SET PROBLEM:
Set down each line of the data below exactly as it stands, dropping the pictures.

INFORMATION PROVIDED:

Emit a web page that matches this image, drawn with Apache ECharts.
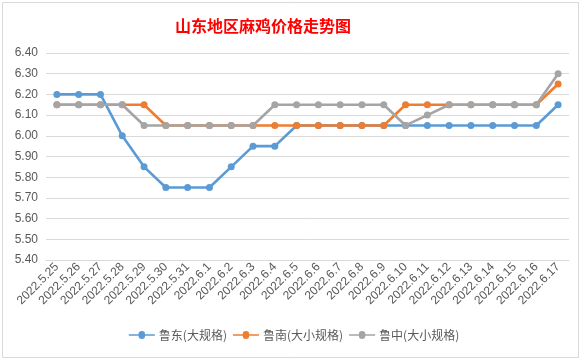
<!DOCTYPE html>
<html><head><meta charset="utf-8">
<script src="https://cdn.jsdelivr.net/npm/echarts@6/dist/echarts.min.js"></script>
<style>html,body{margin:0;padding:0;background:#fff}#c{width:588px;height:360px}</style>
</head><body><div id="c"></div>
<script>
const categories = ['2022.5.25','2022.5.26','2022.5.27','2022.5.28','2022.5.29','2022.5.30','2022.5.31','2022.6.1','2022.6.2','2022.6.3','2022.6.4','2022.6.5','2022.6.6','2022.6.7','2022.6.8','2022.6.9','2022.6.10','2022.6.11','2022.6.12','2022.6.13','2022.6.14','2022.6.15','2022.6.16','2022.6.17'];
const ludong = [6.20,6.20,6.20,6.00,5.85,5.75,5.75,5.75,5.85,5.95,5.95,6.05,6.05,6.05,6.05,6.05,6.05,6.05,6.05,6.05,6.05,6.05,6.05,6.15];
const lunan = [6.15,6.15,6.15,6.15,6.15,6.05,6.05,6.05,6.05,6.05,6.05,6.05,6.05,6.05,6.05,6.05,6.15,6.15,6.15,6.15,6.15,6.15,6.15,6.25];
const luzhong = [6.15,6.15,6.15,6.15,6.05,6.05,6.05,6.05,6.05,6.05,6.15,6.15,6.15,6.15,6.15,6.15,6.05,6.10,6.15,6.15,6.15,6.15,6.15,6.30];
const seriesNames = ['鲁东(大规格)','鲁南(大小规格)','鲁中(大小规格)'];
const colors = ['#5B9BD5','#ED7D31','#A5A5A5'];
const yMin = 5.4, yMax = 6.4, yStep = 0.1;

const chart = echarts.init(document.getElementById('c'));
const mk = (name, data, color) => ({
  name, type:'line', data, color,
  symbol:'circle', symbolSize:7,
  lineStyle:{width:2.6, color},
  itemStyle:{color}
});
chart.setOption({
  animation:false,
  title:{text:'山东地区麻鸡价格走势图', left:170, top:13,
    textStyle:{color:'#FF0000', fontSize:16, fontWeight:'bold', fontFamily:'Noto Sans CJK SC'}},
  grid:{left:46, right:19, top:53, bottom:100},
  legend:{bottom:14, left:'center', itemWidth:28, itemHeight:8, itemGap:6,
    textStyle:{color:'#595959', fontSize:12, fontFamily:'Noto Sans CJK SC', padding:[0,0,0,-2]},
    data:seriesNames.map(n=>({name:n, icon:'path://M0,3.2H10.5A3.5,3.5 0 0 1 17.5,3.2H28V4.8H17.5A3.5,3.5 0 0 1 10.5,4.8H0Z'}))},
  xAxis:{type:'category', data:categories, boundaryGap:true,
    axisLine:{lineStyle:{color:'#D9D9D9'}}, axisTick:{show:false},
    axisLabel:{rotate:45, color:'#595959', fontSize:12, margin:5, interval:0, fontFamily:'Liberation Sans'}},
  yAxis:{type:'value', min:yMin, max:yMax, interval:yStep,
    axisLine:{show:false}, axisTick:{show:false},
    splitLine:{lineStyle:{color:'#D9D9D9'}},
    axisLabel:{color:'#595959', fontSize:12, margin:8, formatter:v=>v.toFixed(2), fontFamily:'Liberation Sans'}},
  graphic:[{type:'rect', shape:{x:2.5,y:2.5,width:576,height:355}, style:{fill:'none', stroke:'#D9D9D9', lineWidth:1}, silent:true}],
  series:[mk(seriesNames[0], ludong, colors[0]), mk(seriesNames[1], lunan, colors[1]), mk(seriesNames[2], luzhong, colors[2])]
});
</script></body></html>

WRITTEN RESPONSE:
Emit a web page that matches this image, drawn with Apache ECharts.
<!DOCTYPE html>
<html><head><meta charset="utf-8">
<script src="https://cdn.jsdelivr.net/npm/echarts@6/dist/echarts.min.js"></script>
<style>html,body{margin:0;padding:0;background:#fff}#c{width:588px;height:360px}</style>
</head><body><div id="c"></div>
<script>
const categories = ['2022.5.25','2022.5.26','2022.5.27','2022.5.28','2022.5.29','2022.5.30','2022.5.31','2022.6.1','2022.6.2','2022.6.3','2022.6.4','2022.6.5','2022.6.6','2022.6.7','2022.6.8','2022.6.9','2022.6.10','2022.6.11','2022.6.12','2022.6.13','2022.6.14','2022.6.15','2022.6.16','2022.6.17'];
const ludong = [6.20,6.20,6.20,6.00,5.85,5.75,5.75,5.75,5.85,5.95,5.95,6.05,6.05,6.05,6.05,6.05,6.05,6.05,6.05,6.05,6.05,6.05,6.05,6.15];
const lunan = [6.15,6.15,6.15,6.15,6.15,6.05,6.05,6.05,6.05,6.05,6.05,6.05,6.05,6.05,6.05,6.05,6.15,6.15,6.15,6.15,6.15,6.15,6.15,6.25];
const luzhong = [6.15,6.15,6.15,6.15,6.05,6.05,6.05,6.05,6.05,6.05,6.15,6.15,6.15,6.15,6.15,6.15,6.05,6.10,6.15,6.15,6.15,6.15,6.15,6.30];
const seriesNames = ['鲁东(大规格)','鲁南(大小规格)','鲁中(大小规格)'];
const colors = ['#5B9BD5','#ED7D31','#A5A5A5'];
const yMin = 5.4, yMax = 6.4, yStep = 0.1;

const chart = echarts.init(document.getElementById('c'));
const mk = (name, data, color) => ({
  name, type:'line', data, color,
  symbol:'circle', symbolSize:7,
  lineStyle:{width:2.6, color},
  itemStyle:{color}
});
chart.setOption({
  animation:false,
  title:{text:'山东地区麻鸡价格走势图', left:170, top:13,
    textStyle:{color:'#FF0000', fontSize:16, fontWeight:'bold', fontFamily:'Noto Sans CJK SC'}},
  grid:{left:46, right:19, top:53, bottom:100},
  legend:{bottom:14, left:'center', itemWidth:28, itemHeight:8, itemGap:6,
    textStyle:{color:'#595959', fontSize:12, fontFamily:'Noto Sans CJK SC', padding:[0,0,0,-2]},
    data:seriesNames.map(n=>({name:n, icon:'path://M0,3.2H10.5A3.5,3.5 0 0 1 17.5,3.2H28V4.8H17.5A3.5,3.5 0 0 1 10.5,4.8H0Z'}))},
  xAxis:{type:'category', data:categories, boundaryGap:true,
    axisLine:{lineStyle:{color:'#D9D9D9'}}, axisTick:{show:false},
    axisLabel:{rotate:45, color:'#595959', fontSize:12, margin:5, interval:0, fontFamily:'Liberation Sans'}},
  yAxis:{type:'value', min:yMin, max:yMax, interval:yStep,
    axisLine:{show:false}, axisTick:{show:false},
    splitLine:{lineStyle:{color:'#D9D9D9'}},
    axisLabel:{color:'#595959', fontSize:12, margin:8, formatter:v=>v.toFixed(2), fontFamily:'Liberation Sans'}},
  graphic:[{type:'rect', shape:{x:2.5,y:2.5,width:576,height:355}, style:{fill:'none', stroke:'#D9D9D9', lineWidth:1}, silent:true}],
  series:[mk(seriesNames[0], ludong, colors[0]), mk(seriesNames[1], lunan, colors[1]), mk(seriesNames[2], luzhong, colors[2])]
});
</script></body></html>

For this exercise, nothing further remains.